COCONUT98

General
- Designers: Serge Vaudenay
- First published: 1998
- Related to: DFC

Cipher detail
- Key sizes: 256 bits
- Block sizes: 64 bits
- Structure: Decorrelated Feistel cipher
- Rounds: 8

Best public cryptanalysis

= COCONUT98 =

Block cipher

In cryptography, COCONUT98 (Cipher Organized with Cute Operations and N-Universal Transformation) is a block cipher designed by Serge Vaudenay in 1998. It was one of the first concrete applications of Vaudenay's decorrelation theory, designed to be provably secure against differential cryptanalysis, linear cryptanalysis, and even certain types of undiscovered cryptanalytic attacks.

The cipher uses a block size of 64 bits and a key size of 256 bits.
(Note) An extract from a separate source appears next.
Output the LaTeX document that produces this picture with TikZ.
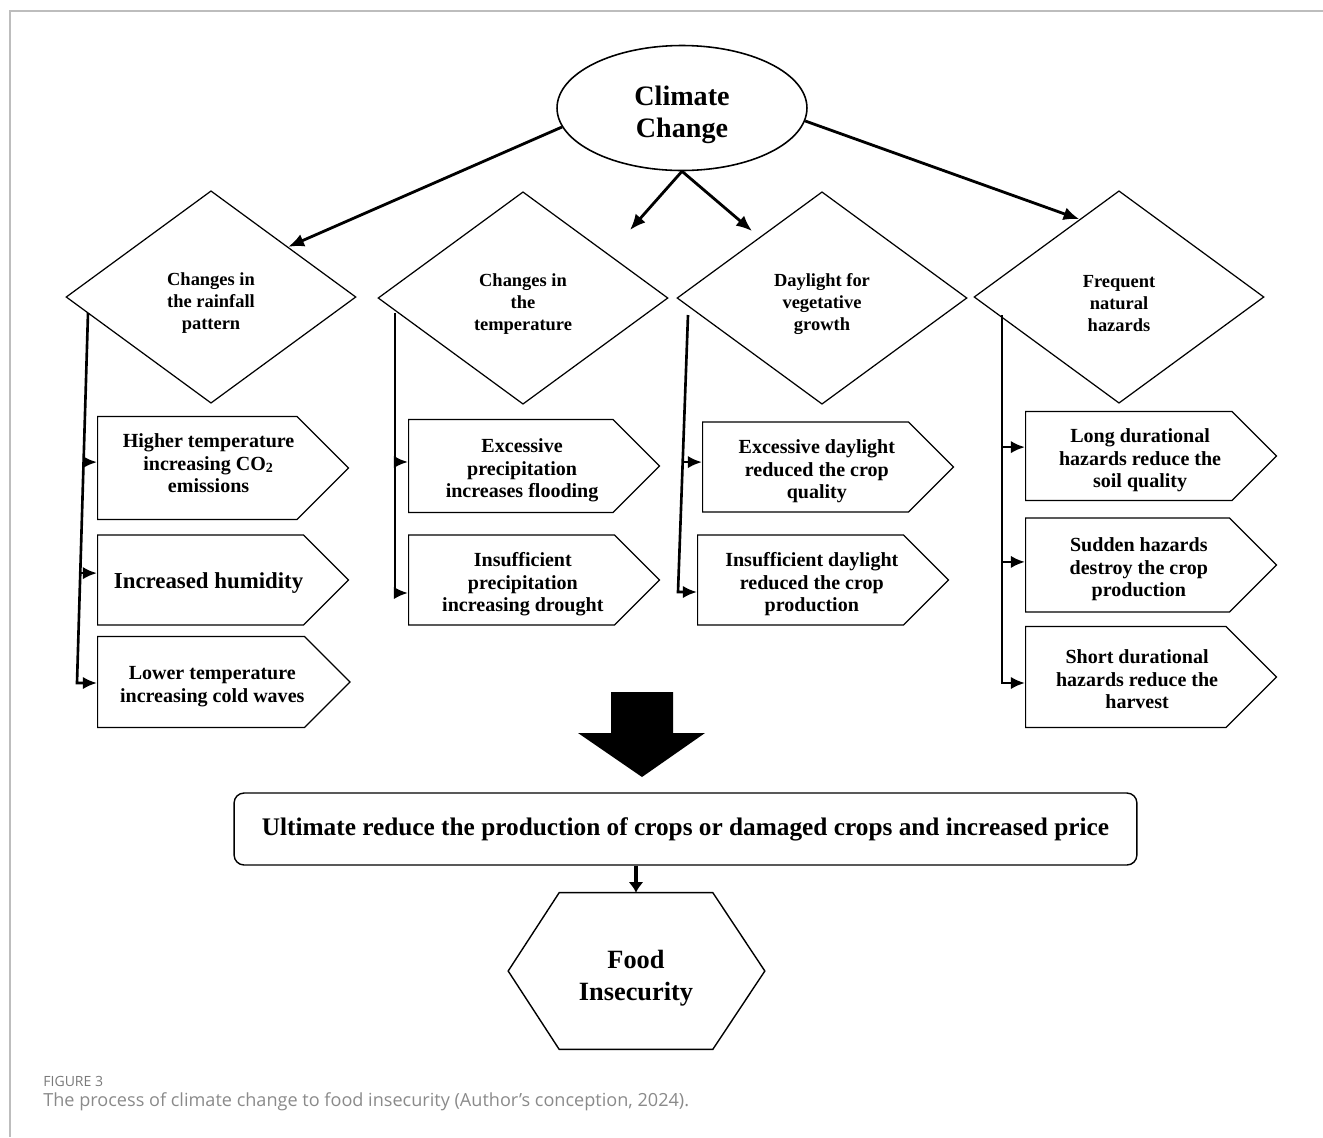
\documentclass[tikz,border=0pt]{standalone}
\usepackage{fontspec}
\setmainfont{Liberation Serif}
\newfontfamily\capfont{Open Sans}
\usepackage{tikz}
\usetikzlibrary{arrows.meta,positioning,shapes.geometric,shapes.symbols,calc}
\definecolor{framegray}{HTML}{BDBDBD}
\definecolor{capgray}{HTML}{8A8A8A}
\definecolor{figgray}{HTML}{7A7A7A}
% text of an effect box: pushed right of the pointer, and a little down
\NewDocumentCommand{\efftext}{O{0.45cm} O{-0.09cm} m}{\hspace*{#1}\raisebox{#2}[\height][\depth]{\begin{tabular}{@{}c@{}}#3\end{tabular}}}
\newcommand{\factorstrut}{\rule{0pt}{0.49cm}}

\begin{document}
\begin{tikzpicture}[
x=0.02cm, y=-0.02cm,
font=\bfseries,
cloud/.style={ellipse,draw,line width=0.9pt,minimum width=5cm,minimum height=2.5cm,inner sep=0pt,align=center,font=\bfseries\fontsize{16}{18.5}\selectfont},
factor/.style={diamond,draw,line width=0.7pt,minimum width=5.8cm,minimum height=4.25cm,inner sep=0pt,align=center,font=\bfseries\fontsize{10.5}{12.5}\selectfont},
effect/.style={signal,signal to=east,signal from=nowhere,signal pointer angle=90,draw,line width=0.7pt,anchor=west,minimum width=5.02cm,inner sep=0pt,font=\bfseries\fontsize{11.4}{13}\selectfont},
oneway/.style={-{Latex[length=9pt,width=7.5pt]},line width=1.6pt},
trunk/.style={-{Latex[length=8pt,width=7pt]},line width=1.5pt},
small/.style={-{Latex[length=6pt,width=8.5pt]},line width=2.3pt}]
    \useasboundingbox (0,0) rectangle (1323,1137);
    % Frame
    \draw[framegray,line width=1pt] (1323,11) -- (10,11) -- (10,1137);

    % Cause and its four factors
    \node[cloud] (cc) at (682,108) {\rule{0pt}{0.67cm}Climate\\Change};
    \node[factor] (D1) at (211,297) {\factorstrut Changes in\\the rainfall\\pattern};
    \node[factor] (D2) at (523,298) {\factorstrut Changes in\\the\\temperature};
    \node[factor] (D3) at (822,298) {\factorstrut Daylight for\\vegetative\\growth};
    \node[factor] (D4) at (1119,297) {\factorstrut Frequent\\natural\\hazards};

    \coordinate (t2) at (630,230);
    \coordinate (t3) at (752,231);
    \draw[oneway] (cc.189) -- (D1.33);
    \draw[oneway] (cc.south) -- (t2);
    \draw[oneway] (cc.south) -- (t3);
    \draw[oneway] (cc.354) -- (D4.117);

    % Effects
    \node[effect,minimum height=2.06cm] (E11) at (97,468) {\efftext[0.45cm][0.05cm]{Higher temperature\\increasing CO\textsubscript{2}\\emissions}};
    \node[effect,minimum height=1.8cm,font=\bfseries\fontsize{13}{15}\selectfont] (E12) at (97,580) {\efftext[0.32cm][-0.06cm]{Increased humidity}};
    \node[effect,minimum height=1.82cm] (E13) at (97,682) {\efftext{Lower temperature\\increasing cold waves}};
    \node[effect,minimum height=1.86cm] (E21) at (408,466) {\efftext{Excessive\\precipitation\\increases flooding}};
    \node[effect,minimum height=1.8cm] (E22) at (408,580) {\efftext{Insufficient\\precipitation\\increasing drought}};
    \node[effect,minimum height=1.8cm] (E31) at (702,467) {\efftext{Excessive daylight\\reduced the crop\\quality}};
    \node[effect,minimum height=1.8cm] (E32) at (697,580) {\efftext{Insufficient daylight\\reduced the crop\\production}};
    \node[effect,minimum height=1.78cm] (E41) at (1025,456) {\efftext{Long durational\\hazards reduce the\\soil quality}};
    \node[effect,minimum height=1.88cm] (E42) at (1025,565) {\efftext{Sudden hazards\\destroy the crop\\production}};
    \node[effect,minimum height=2.02cm] (E43) at (1025,677) {\efftext{Short durational\\hazards reduce the\\harvest}};

    % Trunks
    \coordinate (r1a) at (88,313);   \coordinate (r1b) at (77,683);
    \coordinate (r2a) at (395,313);  \coordinate (r2b) at (395,593);
    \coordinate (r3a) at (688,315);  \coordinate (r3b) at (678,592);
    \coordinate (r4a) at (1002,315); \coordinate (r4b) at (1002,683);
    \path (r1a) -- (r1b) coordinate[pos=0.403] (b11) coordinate[pos=0.703] (b12);
    \path (r2a) -- (r2b) coordinate[pos=0.532] (b21);
    \path (r3a) -- (r3b) coordinate[pos=0.531] (b31);
    \path (r4a) -- (r4b) coordinate[pos=0.359] (b41) coordinate[pos=0.671] (b42);

    \draw[trunk] (r1a) -- (r1b) -- (r1b -| E13.west);
    \draw[trunk] (b11) -- (b11 -| E11.west);
    \draw[trunk] (b12) -- (b12 -| E12.west);
    \draw[trunk] (r2a) -- (r2b) -- (r2b -| E22.west);
    \draw[trunk] (b21) -- (b21 -| E21.west);
    \draw[trunk] (r3a) -- (r3b) -- (r3b -| E32.west);
    \draw[trunk] (b31) -- (b31 -| E31.west);
    \draw[trunk] (r4a) -- (r4b) -- (r4b -| E43.west);
    \draw[trunk] (b41) -- (b41 -| E41.west);
    \draw[trunk] (b42) -- (b42 -| E42.west);

    % Big arrow
    \fill (611,692) -- (673,692) -- (673,733) -- (705,733) -- (642,777) -- (578,733) -- (611,733) -- cycle;

    % Result
    \node[draw,rounded corners=0.2cm,line width=0.8pt,minimum width=18.06cm,minimum height=1.44cm,font=\bfseries\fontsize{14.4}{16}\selectfont] (ult) at (685.5,829) {Ultimate reduce the production of crops or damaged crops and increased price};
    \node[minimum width=3.06cm,minimum height=3.12cm,inner sep=0pt,align=center,font=\bfseries\fontsize{15}{18}\selectfont] (food) at (636,971) {\rule{0pt}{0.65cm}Food\\Insecurity};
    \draw[line width=0.8pt] (food.north west) -- (food.north east) -- ([xshift=1.04cm]food.east) -- (food.south east) -- (food.south west) -- ([xshift=-1.02cm]food.west) -- cycle;
    \draw[small] (ult.south -| food.north) -- (food.north);

    % Caption
    \node[anchor=west,inner sep=0pt,text=figgray,font=\capfont\fontsize{8}{9}\selectfont] (fig) at (43,1081) {FIGURE 3};
    \node[anchor=west,inner sep=0pt,text=capgray,font=\capfont\fontsize{10.3}{12}\selectfont] (cap) at (43,1102) {The process of climate change to food insecurity (Author’s conception, 2024).};
\end{tikzpicture}
\end{document}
Its basic structure is an 8-round Feistel network, but with an additional operation after the first 4 rounds, called a decorrelation module. This consists of a key-dependent affine transformation in the finite field GF(2^{64}). The round function makes use of modular multiplication and addition, bit rotation, XORs, and a single 8×24-bit S-box. The entries of the S-box are derived using the binary expansion of e as a source of "nothing up my sleeve numbers".

Despite Vaudenay's proof of COCONUT98's security, in 1999 David Wagner developed the boomerang attack against it. This attack, however, requires both chosen plaintexts and adaptive chosen ciphertexts, so is largely theoretical. Then in 2002, Biham, et al. applied differential-linear cryptanalysis, a purely chosen-plaintext attack, to break the cipher. The same team has also developed what they call a related-key boomerang attack, which distinguishes COCONUT98 from random using one related-key adaptive chosen plaintext and ciphertext quartet under two keys.